Wednesday, March 15, 2017

A book and a travel story about the eastern German island of Hiddensee.


In 1991, I set out from Vienna on a late summer's meander, first to the west and my first-ever experience of Bamberg, then north, and finally in the southerly direction of Czechoslovakia, where in September I was slated to begin a temporary job teaching English in the city of Košice, far off to the east near what's now Ukraine.

Without going downstairs to find the records from this journey, it isn't clear to me exactly where I went and when, but it's clear that at some point, I washed up in the Baltic port city of Greifswald, Germany to visit my friend Suzanne.

Just two years before this, Greifswald was in East Germany. I'd gotten to know Suzanne during my time in East Berlin, working for three weeks alongside the Free German Youth brigades, and residing on a bunk in a Warsaw Pact-surplus tent camp in a threadbare forest near the Planterwald S-Bahn station (links to the four-part telling of this story can be found here).

If memory serves, by 1991 Suzanne was doing graduate work at the university in Greifswald. I've no idea how we arranged to meet in this primitive pre-cellular era. Perhaps I sent a actual letter (?) or phoned from a friend's land line in Copenhagen. At any event, once there it was amazing to witness the transition underway. Some day I'll get around to writing more about it.

One item on the agenda was to go to the island of Hiddensee. To do required catching a train to Stralsund, and then a ferry to the island itself. The university dorms were a good 20-minute hike from the train station, maybe more, and we had to rise early to achieve the schedule. This wouldn't have mattered, except that we'd walked only a hundred yards when the skies opened up.

The streets were deserted, and there was no way to hail a taxi. We kept walking, and arrived at the train station completely soaked on a very cool morning. I can recall hanging my jacket on the hook in the rail compartment and watching the water drip from it.

Inundated and miserable, we boarded the ferry for Hiddensee. As the boat docked, the sun came out and the day turned comfortably warm. The wind from the sea was stiff as we began walking through the narrow island's village, and into the fields and sand dunes. Within minutes (or so it seemed), we were bone dry, only to be badly burned by the wind and sun by the time the ferry returned.

I'm sure it made the beers in Greifswald taste even better. By the way, I fully intend to read this book.

Dreams and dreamers: The myths associated with the island of Hiddensee (The Economist)

A look at the prize-winning debut novel from a German poet

Kruso. By Lutz Seiler. Translated by Tess Lewis. Scribe; 462 pages; £16.99.

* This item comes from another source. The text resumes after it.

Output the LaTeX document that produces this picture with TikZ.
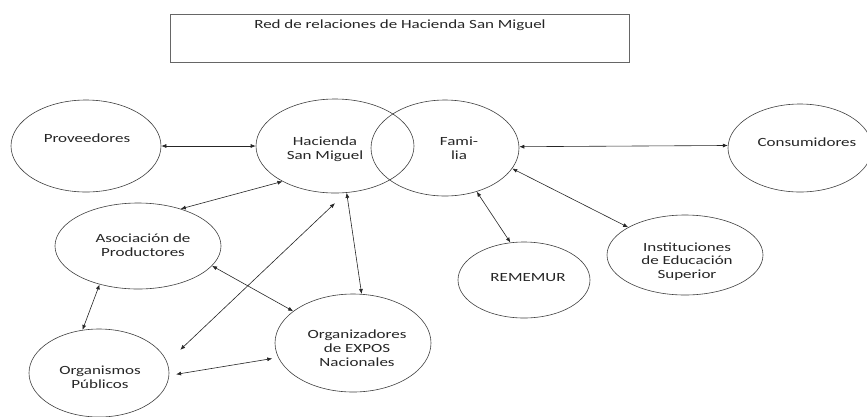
\documentclass[tikz,border=0pt]{standalone}
\usepackage{fontspec}
\setmainfont{Carlito}[FakeStretch=1.36]
\usepackage{tikz}
\usetikzlibrary{arrows.meta,shapes.geometric}
\tikzset{
  ent/.style={draw=black!75, line width=0.6pt, ellipse, inner sep=0pt},
  lbl/.style={align=center, inner sep=0pt, text=black!85,
    font=\fontsize{12.5}{13.8}\selectfont},
  rel/.style={{Latex[length=5pt,width=4pt]}-{Latex[length=5pt,width=4pt]},
    line width=0.6pt, draw=black!85}
}

\begin{document}
\begin{tikzpicture}[x=1pt,y=-1pt]
      \useasboundingbox (0,0) rectangle (867,416);
      \fill[white] (0,0) rectangle (867,416);

      \node[draw=black!60, line width=0.6pt, inner sep=0pt,
        minimum width=459, minimum height=48] (TIT) at (399.5,38) {};
      \node[lbl] (TITt) at (400,25) {Red de relaciones de Hacienda San Miguel};

      \node[ent, minimum width=150, minimum height=92] (PROV) at (86,146) {};
      \node[ent, minimum width=158, minimum height=94] (HSM) at (335,146) {};
      \node[ent, minimum width=148, minimum height=96] (FAM) at (445,148) {};
      \node[ent, minimum width=144, minimum height=88] (CONS) at (800,148) {};
      \node[ent, minimum width=166, minimum height=86] (ASOC) at (138,246) {};
      \node[ent, minimum width=140, minimum height=88] (ORGP) at (99,373) {};
      \node[ent, minimum width=156, minimum height=98] (EXPO) at (353,343) {};
      \node[ent, minimum width=132, minimum height=76] (REM) at (524,280) {};
      \node[ent, minimum width=156, minimum height=80] (IES) at (685,255) {};

      \node[lbl] (PROVt) at (87,138) {Proveedores};
      \node[lbl] (HSMt) at (325,149) {Hacienda\\San Miguel};
      \node[lbl] (FAMt) at (459,148) {Fami-\\lia};
      \node[lbl] (CONSt) at (807,142) {Consumidores};
      \node[lbl] (ASOCt) at (143,245.5) {Asociación de\\Productores};
      \node[lbl] (ORGPt) at (100,377) {Organismos\\Públicos};
      \node[lbl] (EXPOt) at (357,348) {Organizadores\\de EXPOS\\Nacionales};
      \node[lbl] (REMt) at (528,278) {REMEMUR};
      \node[lbl] (IESt) at (687,261.5) {Instituciones\\de Educación\\Superior};

      \draw[rel] (PROV.0) -- (HSM.180);
      \draw[rel] (HSM.214) -- (ASOC.41.5);
      \draw[rel] (HSM.-76) -- (EXPO.80);
      \draw[rel, shorten <=15pt, shorten >=18pt] (HSM.-77) -- (ORGP.9);
      \draw[rel] (ASOC.-15) -- (EXPO.152.7);
      \draw[rel] (ASOC.-135) -- (ORGP.111);
      \draw[rel, shorten <=7pt, shorten >=6pt] (ORGP.-2.6) -- (EXPO.191.4);
      \draw[rel] (FAM.1.5) -- (CONS.178.4);
      \draw[rel] (FAM.-17.9) -- (IES.154.7);
      \draw[rel] (FAM.-54.6) -- (REM.110);
    \end{tikzpicture}
\end{document}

WITH its thin body and chunky head (“the seahorse with the sledgehammer muzzle”), the German island of Hiddensee faces northwest across the Baltic Sea towards the coast of Denmark. Part of East Germany during the cold war, Hiddensee became an “island of the blessed”: an enclave of freethinkers where dreamers and idealists sought to escape the oppressive conformity of state socialism. Crucially, in “Kruso”, an outstanding debut novel by Lutz Seiler which won the 2014 German Book prize, it became home to refugees—swimmers, or sailors in makeshift craft—who tried to flee the GDR. Many drowned. Most were intercepted; but hundreds succeeded.